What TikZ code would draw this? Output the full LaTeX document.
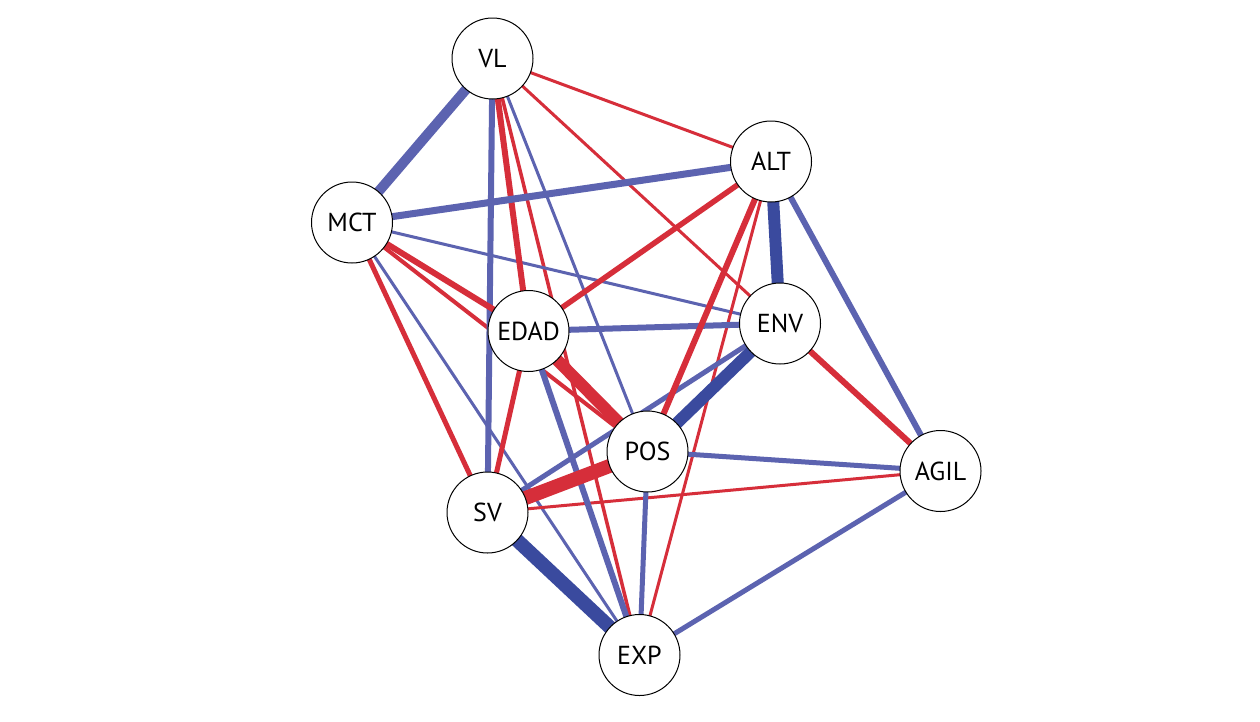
\documentclass[tikz,border=0pt]{standalone}
\usepackage{fontspec}
\setmainfont{PT Sans}
\definecolor{ered}{RGB}{214,46,58}
\definecolor{eblue}{RGB}{92,99,176}
\definecolor{edark}{RGB}{58,74,158}
\pgfdeclarelayer{bg}
\pgfdeclarelayer{paper}
\pgfsetlayers{paper,bg,main}
\begin{document}
\begin{tikzpicture}[x=1pt,y=-1pt,
  vn/.style={circle,draw=black,line width=1pt,fill=white,minimum size=81pt,inner sep=0pt,font=\fontsize{26}{26}\selectfont},
  rl/.style={draw=ered,line width=#1pt},
  bl/.style={draw=eblue,line width=#1pt},
  dl/.style={draw=edark,line width=#1pt}]
\useasboundingbox (0,0) rectangle (1260,721);
\begin{pgfonlayer}{paper}
\fill[white] (0,0) rectangle (1260,721);
\end{pgfonlayer}
\node[vn] (VL) at (492.5,58.5) {VL};
\node[vn] (ALT) at (771,161.5) {ALT};
\node[vn] (MCT) at (352,222.5) {MCT};
\node[vn] (EDAD) at (528.5,331) {EDAD};
\node[vn] (ENV) at (780,323.5) {ENV};
\node[vn] (POS) at (647.5,451.5) {POS};
\node[vn] (AGIL) at (940.5,471) {AGIL};
\node[vn] (SV) at (487.5,512.5) {SV};
\node[vn] (EXP) at (639.5,655) {EXP};
\begin{pgfonlayer}{bg}
% thin edges
\draw[rl=3] (VL.center) -- (ALT.center);
\draw[rl=3] (VL.center) -- (ENV.center);
\draw[bl=3] (VL.center) -- (POS.center);
\draw[rl=3.5] (VL.center) -- (EXP.center);
\draw[bl=3] (MCT.center) -- (ENV.center);
\draw[bl=3] (MCT.center) -- (EXP.center);
\draw[rl=3] (ALT.center) -- (EXP.center);
\draw[rl=3] (AGIL.center) -- (SV.center);
\draw[rl=4] (MCT.center) -- (POS.center);
% medium edges
\draw[bl=5] (POS.center) -- (AGIL.center);
\draw[bl=5] (POS.center) -- (EXP.center);
\draw[bl=5] (AGIL.center) -- (EXP.center);
\draw[bl=5] (ENV.center) -- (SV.center);
\draw[rl=5] (MCT.center) -- (SV.center);
\draw[rl=5] (EDAD.center) -- (SV.center);
\draw[rl=5.5] (EDAD.center) -- (ALT.center);
\draw[bl=6] (VL.center) -- (SV.center);
\draw[rl=6] (VL.center) -- (EDAD.center);
\draw[rl=6] (MCT.center) -- (EDAD.center);
\draw[bl=6] (EDAD.center) -- (ENV.center);
\draw[bl=6] (EDAD.center) -- (EXP.center);
\draw[bl=6] (ALT.center) -- (AGIL.center);
\draw[rl=6] (ALT.center) -- (POS.center);
\draw[rl=6] (ENV.center) -- (AGIL.center);
\draw[bl=7] (MCT.center) -- (ALT.center);
\draw[bl=10] (VL.center) -- (MCT.center);
% thick edges
\draw[rl=12] (EDAD.center) -- (POS.center);
\draw[dl=12] (ALT.center) -- (ENV.center);
\draw[dl=12] (ENV.center) -- (POS.center);
\draw[rl=14] (POS.center) -- (SV.center);
\draw[dl=14] (SV.center) -- (EXP.center);
\end{pgfonlayer}
\end{tikzpicture}
\end{document}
--
*WHAT THE TASK ASKS*: Without the images, write out each line of the data verbatim.

*TASK RESPONSE*:
What TikZ code would draw this? Output the full LaTeX document.
\documentclass[tikz,border=0pt]{standalone}
\usepackage{fontspec}
\setmainfont{PT Sans}
\definecolor{ered}{RGB}{214,46,58}
\definecolor{eblue}{RGB}{92,99,176}
\definecolor{edark}{RGB}{58,74,158}
\pgfdeclarelayer{bg}
\pgfdeclarelayer{paper}
\pgfsetlayers{paper,bg,main}
\begin{document}
\begin{tikzpicture}[x=1pt,y=-1pt,
  vn/.style={circle,draw=black,line width=1pt,fill=white,minimum size=81pt,inner sep=0pt,font=\fontsize{26}{26}\selectfont},
  rl/.style={draw=ered,line width=#1pt},
  bl/.style={draw=eblue,line width=#1pt},
  dl/.style={draw=edark,line width=#1pt}]
\useasboundingbox (0,0) rectangle (1260,721);
\begin{pgfonlayer}{paper}
\fill[white] (0,0) rectangle (1260,721);
\end{pgfonlayer}
\node[vn] (VL) at (492.5,58.5) {VL};
\node[vn] (ALT) at (771,161.5) {ALT};
\node[vn] (MCT) at (352,222.5) {MCT};
\node[vn] (EDAD) at (528.5,331) {EDAD};
\node[vn] (ENV) at (780,323.5) {ENV};
\node[vn] (POS) at (647.5,451.5) {POS};
\node[vn] (AGIL) at (940.5,471) {AGIL};
\node[vn] (SV) at (487.5,512.5) {SV};
\node[vn] (EXP) at (639.5,655) {EXP};
\begin{pgfonlayer}{bg}
% thin edges
\draw[rl=3] (VL.center) -- (ALT.center);
\draw[rl=3] (VL.center) -- (ENV.center);
\draw[bl=3] (VL.center) -- (POS.center);
\draw[rl=3.5] (VL.center) -- (EXP.center);
\draw[bl=3] (MCT.center) -- (ENV.center);
\draw[bl=3] (MCT.center) -- (EXP.center);
\draw[rl=3] (ALT.center) -- (EXP.center);
\draw[rl=3] (AGIL.center) -- (SV.center);
\draw[rl=4] (MCT.center) -- (POS.center);
% medium edges
\draw[bl=5] (POS.center) -- (AGIL.center);
\draw[bl=5] (POS.center) -- (EXP.center);
\draw[bl=5] (AGIL.center) -- (EXP.center);
\draw[bl=5] (ENV.center) -- (SV.center);
\draw[rl=5] (MCT.center) -- (SV.center);
\draw[rl=5] (EDAD.center) -- (SV.center);
\draw[rl=5.5] (EDAD.center) -- (ALT.center);
\draw[bl=6] (VL.center) -- (SV.center);
\draw[rl=6] (VL.center) -- (EDAD.center);
\draw[rl=6] (MCT.center) -- (EDAD.center);
\draw[bl=6] (EDAD.center) -- (ENV.center);
\draw[bl=6] (EDAD.center) -- (EXP.center);
\draw[bl=6] (ALT.center) -- (AGIL.center);
\draw[rl=6] (ALT.center) -- (POS.center);
\draw[rl=6] (ENV.center) -- (AGIL.center);
\draw[bl=7] (MCT.center) -- (ALT.center);
\draw[bl=10] (VL.center) -- (MCT.center);
% thick edges
\draw[rl=12] (EDAD.center) -- (POS.center);
\draw[dl=12] (ALT.center) -- (ENV.center);
\draw[dl=12] (ENV.center) -- (POS.center);
\draw[rl=14] (POS.center) -- (SV.center);
\draw[dl=14] (SV.center) -- (EXP.center);
\end{pgfonlayer}
\end{tikzpicture}
\end{document}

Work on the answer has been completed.